Embodied carbon refers to the greenhouse gas (GHG) emissions associated with producing, transporting, maintaining, and disposing of a physical product or building across its full lifecycle, including raw material extraction, manufacturing, transportation to site, installation, maintenance, and end-of-life disposal.

The term is most commonly used in construction and the built environment, where it describes the carbon locked into a building's materials and construction process. A steel-framed office building, for example, generates significant embodied carbon from the steel and concrete used in its construction before a single light is switched on. Once built, that carbon cannot be reduced. This is what makes embodied carbon distinct from operational carbon. Operational carbon covers the emissions produced by running a building or using a product over its lifetime. Operational carbon can be reduced through efficiency improvements over time. Embodied carbon is largely fixed at the point of manufacture or construction, making early-stage material and procurement decisions the primary lever for reducing it.

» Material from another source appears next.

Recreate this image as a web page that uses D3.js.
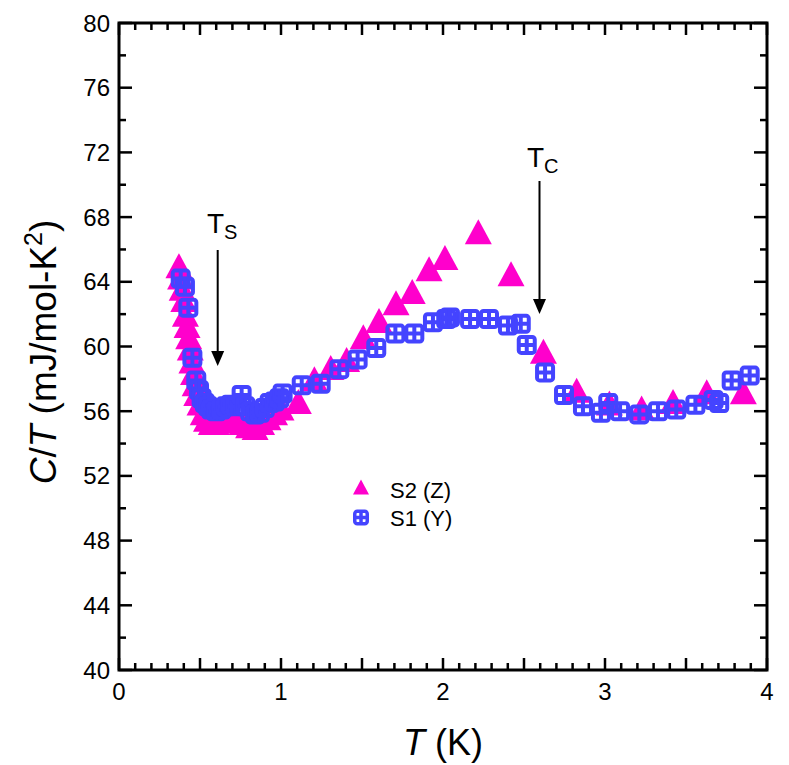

The term is also increasingly relevant in manufacturing and product design, where it aligns with the concept of a product carbon footprint and the data captured in environmental product declarations (EPDs). As regulations such as CSRD and the ESPR require more granular product-level environmental data, embodied carbon is becoming a relevant metric well beyond construction.

In corporate carbon accounting terms, embodied carbon typically sits within Scope 3 emissions, most commonly under Category 1 (purchased goods and services) or Category 2 (capital goods). It is often one of the largest and least-measured components of a company's total footprint. Measuring it accurately requires product-level data from suppliers, either through EPDs or lifecycle assessment (LCA) data, the same data infrastructure needed to measure Scope 3 Category 1 emissions under the GHG Protocol.